YOUR OBJECTIVE:
Leave out all pictures and return, exactly as written, the lines from the line containing "Reproduce this chart" to the line containing "import MultipleLocator, FormatStrFormatter", both ends kept.
— START OF DATA SECTION —
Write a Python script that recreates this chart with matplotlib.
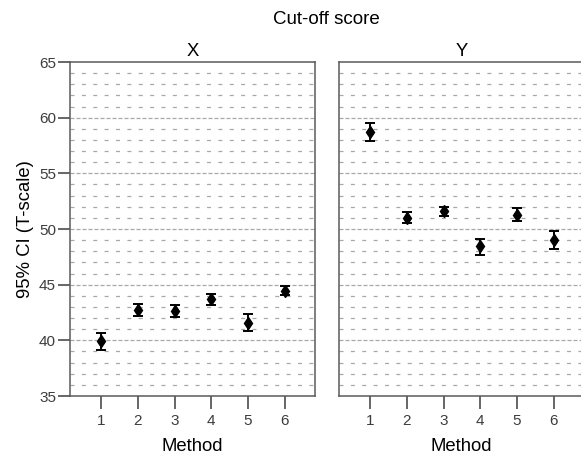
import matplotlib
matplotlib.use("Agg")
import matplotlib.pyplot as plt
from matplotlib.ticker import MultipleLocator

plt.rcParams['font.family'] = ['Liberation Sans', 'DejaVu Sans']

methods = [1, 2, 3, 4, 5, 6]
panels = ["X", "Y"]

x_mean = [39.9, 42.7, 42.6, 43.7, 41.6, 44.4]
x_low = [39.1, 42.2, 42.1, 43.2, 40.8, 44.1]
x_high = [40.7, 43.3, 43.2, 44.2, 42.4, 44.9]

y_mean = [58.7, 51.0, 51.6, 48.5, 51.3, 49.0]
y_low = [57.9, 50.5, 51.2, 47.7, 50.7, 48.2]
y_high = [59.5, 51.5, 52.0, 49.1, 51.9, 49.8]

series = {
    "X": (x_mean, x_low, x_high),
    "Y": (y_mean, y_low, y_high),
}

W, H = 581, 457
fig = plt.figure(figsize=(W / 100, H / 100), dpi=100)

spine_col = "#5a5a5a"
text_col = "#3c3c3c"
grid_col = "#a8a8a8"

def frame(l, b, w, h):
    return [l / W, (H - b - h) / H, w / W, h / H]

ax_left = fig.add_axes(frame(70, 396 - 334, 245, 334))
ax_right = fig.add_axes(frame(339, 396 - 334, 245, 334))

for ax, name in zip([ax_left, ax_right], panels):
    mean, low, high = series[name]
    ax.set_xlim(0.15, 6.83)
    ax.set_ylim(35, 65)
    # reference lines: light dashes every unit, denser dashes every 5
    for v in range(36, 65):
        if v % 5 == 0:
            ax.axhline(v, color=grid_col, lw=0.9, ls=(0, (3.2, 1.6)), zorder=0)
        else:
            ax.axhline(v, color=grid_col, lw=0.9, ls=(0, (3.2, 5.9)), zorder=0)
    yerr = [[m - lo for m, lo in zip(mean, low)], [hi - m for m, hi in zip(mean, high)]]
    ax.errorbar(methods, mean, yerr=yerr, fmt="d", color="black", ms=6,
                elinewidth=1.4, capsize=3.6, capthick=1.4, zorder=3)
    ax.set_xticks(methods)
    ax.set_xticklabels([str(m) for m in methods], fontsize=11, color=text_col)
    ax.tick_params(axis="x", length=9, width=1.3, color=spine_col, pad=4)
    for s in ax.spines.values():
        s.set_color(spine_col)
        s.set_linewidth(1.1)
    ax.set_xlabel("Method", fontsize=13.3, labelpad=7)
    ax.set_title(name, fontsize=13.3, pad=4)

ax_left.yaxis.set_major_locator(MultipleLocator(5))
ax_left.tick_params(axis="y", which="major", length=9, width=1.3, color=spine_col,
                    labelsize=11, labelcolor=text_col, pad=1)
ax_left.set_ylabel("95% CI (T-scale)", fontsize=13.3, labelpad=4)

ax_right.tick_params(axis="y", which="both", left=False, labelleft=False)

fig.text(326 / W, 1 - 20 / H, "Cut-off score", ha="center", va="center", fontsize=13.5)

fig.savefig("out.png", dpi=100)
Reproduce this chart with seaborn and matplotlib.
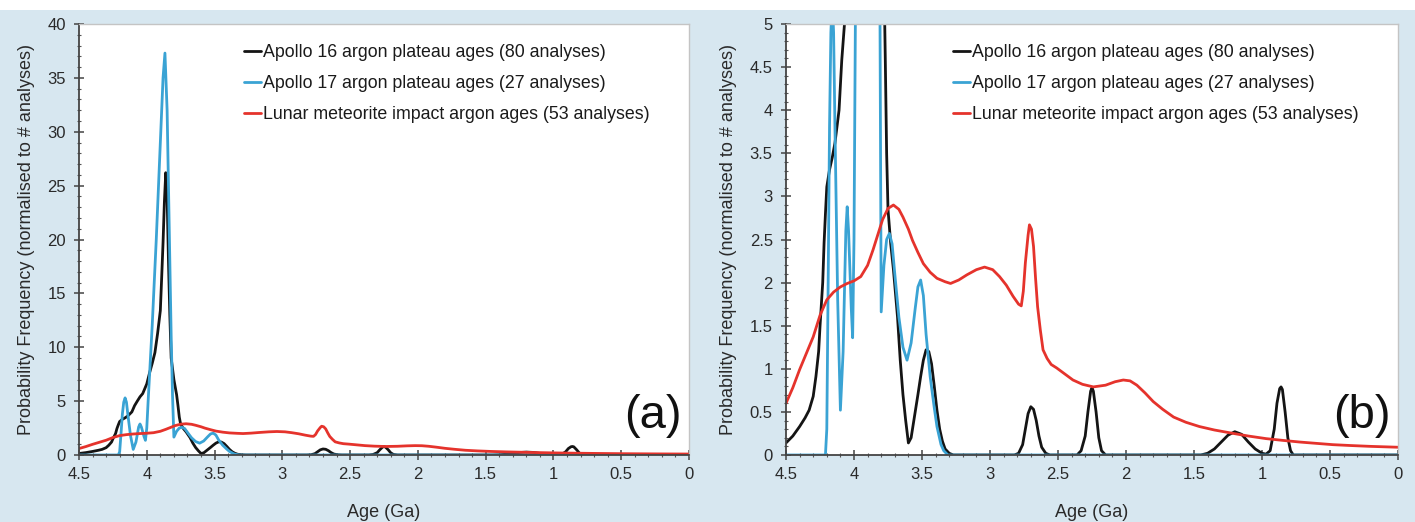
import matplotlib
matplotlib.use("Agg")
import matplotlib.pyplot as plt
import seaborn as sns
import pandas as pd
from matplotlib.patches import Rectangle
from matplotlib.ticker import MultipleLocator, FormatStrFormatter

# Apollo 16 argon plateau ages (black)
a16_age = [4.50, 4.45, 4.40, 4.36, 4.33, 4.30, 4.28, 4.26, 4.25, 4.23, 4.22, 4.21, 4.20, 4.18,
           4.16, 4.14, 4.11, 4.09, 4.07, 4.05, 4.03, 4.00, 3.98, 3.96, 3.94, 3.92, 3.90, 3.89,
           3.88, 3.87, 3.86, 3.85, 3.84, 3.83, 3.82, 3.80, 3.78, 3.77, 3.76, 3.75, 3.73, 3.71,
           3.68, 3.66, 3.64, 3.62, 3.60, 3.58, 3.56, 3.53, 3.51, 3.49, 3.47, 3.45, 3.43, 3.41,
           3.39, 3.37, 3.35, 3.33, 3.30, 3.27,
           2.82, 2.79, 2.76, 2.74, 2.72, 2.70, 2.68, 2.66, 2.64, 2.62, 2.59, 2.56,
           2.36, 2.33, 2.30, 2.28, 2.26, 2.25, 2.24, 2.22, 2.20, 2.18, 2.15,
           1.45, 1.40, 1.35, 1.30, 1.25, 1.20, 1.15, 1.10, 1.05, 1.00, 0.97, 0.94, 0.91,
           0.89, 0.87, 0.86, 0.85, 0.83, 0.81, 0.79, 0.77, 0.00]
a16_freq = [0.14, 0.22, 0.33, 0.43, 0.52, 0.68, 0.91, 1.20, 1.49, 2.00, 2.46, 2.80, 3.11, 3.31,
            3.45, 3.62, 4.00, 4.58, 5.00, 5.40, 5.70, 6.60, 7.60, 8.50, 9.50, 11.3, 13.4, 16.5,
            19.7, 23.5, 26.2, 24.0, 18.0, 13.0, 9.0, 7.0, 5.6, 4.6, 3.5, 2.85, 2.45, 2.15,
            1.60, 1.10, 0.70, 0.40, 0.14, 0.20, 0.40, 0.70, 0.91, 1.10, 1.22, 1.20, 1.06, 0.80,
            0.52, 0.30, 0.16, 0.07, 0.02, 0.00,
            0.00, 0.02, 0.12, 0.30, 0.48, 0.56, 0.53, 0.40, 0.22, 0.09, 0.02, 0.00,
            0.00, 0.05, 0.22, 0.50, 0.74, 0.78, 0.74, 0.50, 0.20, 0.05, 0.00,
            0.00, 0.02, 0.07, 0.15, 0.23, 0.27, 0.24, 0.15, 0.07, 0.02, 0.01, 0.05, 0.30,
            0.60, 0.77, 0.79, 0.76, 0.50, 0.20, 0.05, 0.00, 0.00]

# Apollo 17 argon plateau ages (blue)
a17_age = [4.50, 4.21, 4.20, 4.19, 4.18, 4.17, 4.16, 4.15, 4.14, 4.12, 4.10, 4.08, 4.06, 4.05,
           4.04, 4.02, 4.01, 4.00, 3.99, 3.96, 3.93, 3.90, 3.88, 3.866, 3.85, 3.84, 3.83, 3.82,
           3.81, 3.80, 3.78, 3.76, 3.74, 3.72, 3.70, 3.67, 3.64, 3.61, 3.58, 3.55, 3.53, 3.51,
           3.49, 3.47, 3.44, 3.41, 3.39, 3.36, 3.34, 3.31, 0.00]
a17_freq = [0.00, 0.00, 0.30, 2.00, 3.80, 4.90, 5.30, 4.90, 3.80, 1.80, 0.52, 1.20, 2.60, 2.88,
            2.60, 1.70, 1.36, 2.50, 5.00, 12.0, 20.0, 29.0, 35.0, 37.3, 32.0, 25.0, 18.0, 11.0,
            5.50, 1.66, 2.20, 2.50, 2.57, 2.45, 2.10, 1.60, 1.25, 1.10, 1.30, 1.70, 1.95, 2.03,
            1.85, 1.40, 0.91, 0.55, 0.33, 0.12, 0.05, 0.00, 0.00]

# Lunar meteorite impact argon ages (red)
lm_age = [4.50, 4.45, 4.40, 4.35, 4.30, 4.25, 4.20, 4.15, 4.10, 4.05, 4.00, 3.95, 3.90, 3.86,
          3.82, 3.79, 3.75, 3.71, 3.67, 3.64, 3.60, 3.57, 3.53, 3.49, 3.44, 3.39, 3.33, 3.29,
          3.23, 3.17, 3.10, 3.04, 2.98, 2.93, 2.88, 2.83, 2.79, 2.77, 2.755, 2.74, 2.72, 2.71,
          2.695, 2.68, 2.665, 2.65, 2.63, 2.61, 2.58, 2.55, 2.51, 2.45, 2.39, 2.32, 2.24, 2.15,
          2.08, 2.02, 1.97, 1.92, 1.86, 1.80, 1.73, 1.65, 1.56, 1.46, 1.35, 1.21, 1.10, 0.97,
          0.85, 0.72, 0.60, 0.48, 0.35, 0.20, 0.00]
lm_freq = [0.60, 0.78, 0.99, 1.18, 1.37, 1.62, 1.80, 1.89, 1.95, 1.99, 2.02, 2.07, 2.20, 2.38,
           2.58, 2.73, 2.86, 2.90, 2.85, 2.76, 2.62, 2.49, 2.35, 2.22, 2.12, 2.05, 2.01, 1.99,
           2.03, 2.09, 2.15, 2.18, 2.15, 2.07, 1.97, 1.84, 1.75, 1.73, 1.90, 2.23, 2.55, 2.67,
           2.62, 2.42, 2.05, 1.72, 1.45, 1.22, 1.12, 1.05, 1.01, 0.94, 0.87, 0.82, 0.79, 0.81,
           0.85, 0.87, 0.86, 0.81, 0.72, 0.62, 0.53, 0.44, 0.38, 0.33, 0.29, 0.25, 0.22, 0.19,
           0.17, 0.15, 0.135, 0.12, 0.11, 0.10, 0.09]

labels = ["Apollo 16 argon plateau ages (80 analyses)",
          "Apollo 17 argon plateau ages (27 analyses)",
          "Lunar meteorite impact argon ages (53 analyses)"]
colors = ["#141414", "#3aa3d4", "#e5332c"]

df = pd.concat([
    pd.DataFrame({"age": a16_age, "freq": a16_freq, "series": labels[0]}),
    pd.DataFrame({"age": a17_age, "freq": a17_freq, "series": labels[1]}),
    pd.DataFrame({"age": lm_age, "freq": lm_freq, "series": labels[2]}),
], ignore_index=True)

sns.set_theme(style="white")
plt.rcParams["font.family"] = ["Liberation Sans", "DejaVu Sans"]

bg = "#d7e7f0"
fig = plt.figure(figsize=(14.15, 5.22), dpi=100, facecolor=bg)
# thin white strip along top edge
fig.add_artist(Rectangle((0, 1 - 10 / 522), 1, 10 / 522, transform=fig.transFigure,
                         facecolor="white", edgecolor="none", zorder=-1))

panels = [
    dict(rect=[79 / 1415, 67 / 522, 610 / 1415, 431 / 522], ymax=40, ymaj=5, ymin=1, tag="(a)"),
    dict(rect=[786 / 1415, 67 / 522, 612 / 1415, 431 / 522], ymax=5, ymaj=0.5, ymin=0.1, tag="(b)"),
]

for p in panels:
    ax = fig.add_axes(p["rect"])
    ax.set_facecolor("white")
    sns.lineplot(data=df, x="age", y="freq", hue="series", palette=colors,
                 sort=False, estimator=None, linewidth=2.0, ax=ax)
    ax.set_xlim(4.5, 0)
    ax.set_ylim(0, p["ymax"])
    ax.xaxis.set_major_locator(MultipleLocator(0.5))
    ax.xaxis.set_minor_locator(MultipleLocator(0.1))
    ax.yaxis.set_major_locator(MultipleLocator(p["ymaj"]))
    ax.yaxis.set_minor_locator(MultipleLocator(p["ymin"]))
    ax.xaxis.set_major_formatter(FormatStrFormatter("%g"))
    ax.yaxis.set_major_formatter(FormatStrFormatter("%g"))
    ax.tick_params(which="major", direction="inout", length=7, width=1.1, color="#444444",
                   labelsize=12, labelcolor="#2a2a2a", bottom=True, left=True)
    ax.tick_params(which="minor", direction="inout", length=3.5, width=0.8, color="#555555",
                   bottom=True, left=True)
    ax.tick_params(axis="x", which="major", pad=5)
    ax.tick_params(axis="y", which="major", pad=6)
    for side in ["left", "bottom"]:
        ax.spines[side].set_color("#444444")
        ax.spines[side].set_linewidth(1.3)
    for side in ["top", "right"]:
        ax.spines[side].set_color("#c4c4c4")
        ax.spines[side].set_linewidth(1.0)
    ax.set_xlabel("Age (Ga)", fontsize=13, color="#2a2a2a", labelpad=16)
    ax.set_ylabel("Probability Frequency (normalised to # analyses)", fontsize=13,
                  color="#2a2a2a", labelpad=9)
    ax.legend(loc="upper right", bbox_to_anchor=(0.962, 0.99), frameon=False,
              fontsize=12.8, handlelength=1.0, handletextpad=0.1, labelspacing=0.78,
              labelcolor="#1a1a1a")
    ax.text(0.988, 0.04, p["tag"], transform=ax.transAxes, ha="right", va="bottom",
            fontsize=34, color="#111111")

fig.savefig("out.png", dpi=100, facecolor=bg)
— END OF DATA SECTION —
THE REPLY:
Reproduce this chart with seaborn and matplotlib.
import matplotlib
matplotlib.use("Agg")
import matplotlib.pyplot as plt
import seaborn as sns
import pandas as pd
from matplotlib.patches import Rectangle
from matplotlib.ticker import MultipleLocator, FormatStrFormatter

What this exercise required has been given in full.